We’re talking about a kind of miracle-free Christianity.
Well here’s something that’s hitting me as I’m going over this: I’m done with the evangelical safety net; I NEED A MIRACLE! I need God to change me because I’m not doing a very good job trying to change myself. I am tired of small changes that I can explain. I need the unexplainable. Get me this kind of faith. Show me the promises that will really change me. I want to laugh with Abraham, not the
cynical laugh of Sarah. I need a miracle. Come on now, everybody: be honest. DON’T YOU?
Part 3: Faith cannot stand alone
Faith does not stand alone – ever. Faith must have a promise to stand on. When God has given His word – his promise – faith can always look beyond all the conflicting circumstances. “Is anything too hard for the Lord?”
Sarah rested upon the Lord’s promise and, in spite of the circumstances, believed God.
Our faith, you see, looks beyond all the opposing circumstances to the one who promised. Ray Stedman, one of the twentieth century’s foremost pastors and biblical expositors, said it best during one of his Sunday messages:
Do not be misled by the popular delusion that faith stands by itself, that it is simply believing — anything! Faith must have a promise to rest upon. Anything else is presumption, gullibility, folly. But when God has given a word, it is the Word of God, and it can be trusted despite circumstance, feelings, or anything else. For is anything too hard for the Lord?
Through faith Sarah received power to conceive when she was past age because she counted him faithful who had promised.
Oh how easy it is for me to leave Sarah with the dishes, judging her for a pessimistic heart while self-righteously thinking I was entitled to join God and Abraham for a cup of coffee out on the patio as they discussed how best to accomplish the destruction of Sodom and Gomorrah.
Perhaps it was guilt or God calling me back into kitchen, but I went in and turned on some upbeat music as Sarah and I raced to see who could clean the dishes the fastest. I won. As she put away the last piece of silver, Sarah told me about how she faced into God’s question, “Is there anything too hard for the Lord?” and how she confessed her disbelief and placed her faith on the Lord’s promise, as impossible as it once appeared, and by faith counted it real.
As we sat down to the last of the wine, she asked me what was I having a hard time doing. I told her how hard it is for me to be what God wants me to be: gracious and hospitable when I know I am not – to love and forgive when I don’t and how especially hard it is for me to conquer my timidity to become a man of boldness and courage that has no limits.
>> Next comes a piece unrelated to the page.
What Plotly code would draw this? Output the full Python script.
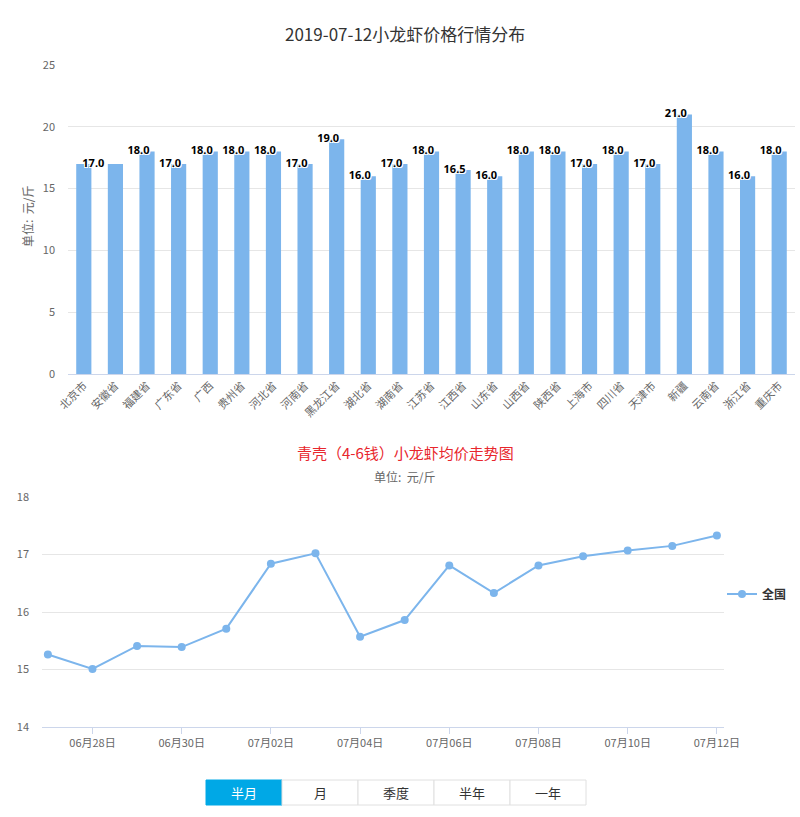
import plotly.graph_objects as go

# ---------------- data ----------------
provinces = ["北京市", "安徽省", "福建省", "广东省", "广西", "贵州省", "河北省", "河南省",
             "黑龙江省", "湖北省", "湖南省", "江苏省", "江西省", "山东省", "山西省", "陕西省",
             "上海市", "四川省", "天津市", "新疆", "云南省", "浙江省", "重庆市"]
prices = [17, 17, 18, 17, 18, 18, 18, 17, 19, 16, 17, 18, 16.5, 16, 18, 18, 17, 18, 17, 21, 18, 16, 18]
label_hidden = ["安徽省"]  # label hidden by overlap in the original

dates = ["2019-06-27", "2019-06-28", "2019-06-29", "2019-06-30", "2019-07-01", "2019-07-02",
         "2019-07-03", "2019-07-04", "2019-07-05", "2019-07-06", "2019-07-07", "2019-07-08",
         "2019-07-09", "2019-07-10", "2019-07-11", "2019-07-12"]
avg_price = [15.26, 15.01, 15.41, 15.39, 15.71, 16.84, 17.02, 15.57, 15.86, 16.81,
             16.33, 16.81, 16.97, 17.07, 17.15, 17.33]

range_buttons = ["半月", "月", "季度", "半年", "一年"]

# ---------------- styling ----------------
FONT = "Noto Sans CJK SC, Microsoft YaHei, sans-serif"
W, H = 800, 817
BAR_COLOR = "#7cb5ec"
GRID = "#e6e6e6"
AXIS = "#ccd6eb"


def px_x(v):
    return v / W


def px_y(v):
    return (H - v) / H


fig = go.Figure()

idx = list(range(len(provinces)))
fig.add_trace(go.Bar(
    x=idx, y=prices, width=0.48, marker=dict(color=BAR_COLOR, line=dict(width=0)),
    xaxis="x", yaxis="y", showlegend=False, hoverinfo="y",
))

# data labels (slightly left of bar centre as in the original; first one pushed inside)
lab_x = [(i + 0.3) if i == 0 else (i - 0.27) for i in idx]
lab_t = ["" if p in label_hidden else f"{v:.1f}" for p, v in zip(provinces, prices)]
fig.add_trace(go.Scatter(
    x=lab_x, y=prices, mode="text", text=lab_t, textposition="middle center",
    textfont=dict(family="Noto Sans, Arial, sans-serif", size=11, color="#000", weight="bold",
                  shadow="1px 1px 0 #fff, -1px -1px 0 #fff, 1px -1px 0 #fff, -1px 1px 0 #fff"),
    xaxis="x", yaxis="y", showlegend=False, hoverinfo="skip", cliponaxis=False,
))

fig.add_trace(go.Scatter(
    x=dates, y=avg_price, mode="lines+markers", name="全国",
    line=dict(color=BAR_COLOR, width=2), marker=dict(color=BAR_COLOR, size=8),
    xaxis="x2", yaxis="y2",
))

tickfont = dict(family=FONT, size=11, color="#666")

fig.update_layout(
    width=W, height=H,
    margin=dict(l=0, r=0, t=0, b=0, autoexpand=False),
    paper_bgcolor="white", plot_bgcolor="white",
    font=dict(family=FONT, color="#333"),
    xaxis=dict(domain=[px_x(68), px_x(795)], range=[-0.5, len(provinces) - 0.5],
               tickmode="array", tickvals=idx, ticktext=provinces, tickangle=-45,
               showgrid=False, zeroline=False, showline=True, linecolor=AXIS, linewidth=1,
               ticks="", tickfont=tickfont, anchor="y", automargin=False),
    yaxis=dict(domain=[px_y(374), px_y(65)], range=[0, 25], dtick=5,
               gridcolor=GRID, zeroline=False, showline=False, ticks="",
               ticklabelstandoff=12, tickfont=tickfont, anchor="x", automargin=False),
    xaxis2=dict(type="date", domain=[px_x(42), px_x(724)],
                range=["2019-06-26 20:50", "2019-07-12 03:50"],
                tick0="2019-06-28", dtick=2 * 86400000, tickformat="%m月%d日",
                ticks="outside", ticklen=6, tickcolor=AXIS, showline=True, linecolor=AXIS,
                showgrid=False, zeroline=False, tickfont=tickfont, anchor="y2", automargin=False),
    yaxis2=dict(domain=[px_y(727), px_y(497)], range=[14, 18], dtick=1,
                gridcolor=GRID, zeroline=False, showline=False, ticks="",
                ticklabelstandoff=12, tickfont=tickfont, anchor="x2", automargin=False),
    legend=dict(x=px_x(722), y=px_y(594), xanchor="left", yanchor="middle",
                font=dict(family=FONT, size=12, color="#333", weight="bold"),
                bgcolor="rgba(0,0,0,0)"),
)


def ann(text, x, y, size, color, angle=0):
    return dict(text=text, x=px_x(x), y=px_y(y), xref="paper", yref="paper",
                xanchor="center", yanchor="middle", showarrow=False, textangle=angle,
                font=dict(family=FONT, size=size, color=color))


annotations = [
    ann("2019-07-12小龙虾价格行情分布", 405, 33, 17, "#333"),
    ann("单位:  元/斤", 27, 217, 12, "#666", -90),
    ann("青壳（4-6钱）小龙虾均价走势图", 405, 452, 15, "#e8262c"),
    ann("单位:  元/斤", 404, 476, 12, "#666"),
]

shapes = []
bx0, bw, by0, by1 = 206, 76, 780, 805
for i, name in enumerate(range_buttons):
    x0 = bx0 + i * bw
    x1 = x0 + bw
    active = i == 0
    shapes.append(dict(type="rect", xref="paper", yref="paper",
                       x0=px_x(x0), x1=px_x(x1), y0=px_y(by1), y1=px_y(by0),
                       fillcolor="#00a8e6" if active else "white",
                       line=dict(color="#00a8e6" if active else "#e0e0e0", width=1),
                       layer="below"))
    annotations.append(ann(name, (x0 + x1) / 2, (by0 + by1) / 2, 13,
                           "white" if active else "#333"))

fig.update_layout(annotations=annotations, shapes=shapes)

fig.write_html("out.html")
I told her about my wife and how hard it is to live with a woman who stays instead of goes, trusts when I am unfaithful; believes in me when I don’t; and puts faith in a promise that I have never even tried to fulfill.
As she raised her glass her eyes met mine and she said, “Yes it is very hard for you, I know. And while God never promises days without pain, laughter without sorrow, sun without rain; when our faith learns to rest not on its own resources that are never adequate, but upon the unfailing resources of God in response to a definite promise he gives, “Is anything too hard for the Lord?”
If even a corner from one of the 3 parts of these messages touches your heart, respond by placing your faith in complete assurance that our Lord does not lie. Accept a promise of God as a fact as solid as a mountain and vastly more enduring. Our faith changes nothing except our own personal relation to the word of His promise.
This is what our Lord is offering to be and do in us, and through us, in our lives today. God responds in the same way to us as he did to Abraham, so when we are oppressed and confronted with circumstances beyond our handling, we find the promise of God that covers the situation. In prayer we can sense some prompting of the Spirit that gives us a word of faith to rest upon. Then, like Sarah, we may ask ourselves this question: “Is anything too hard for the Lord?”
The Lord is making the impossible real every day.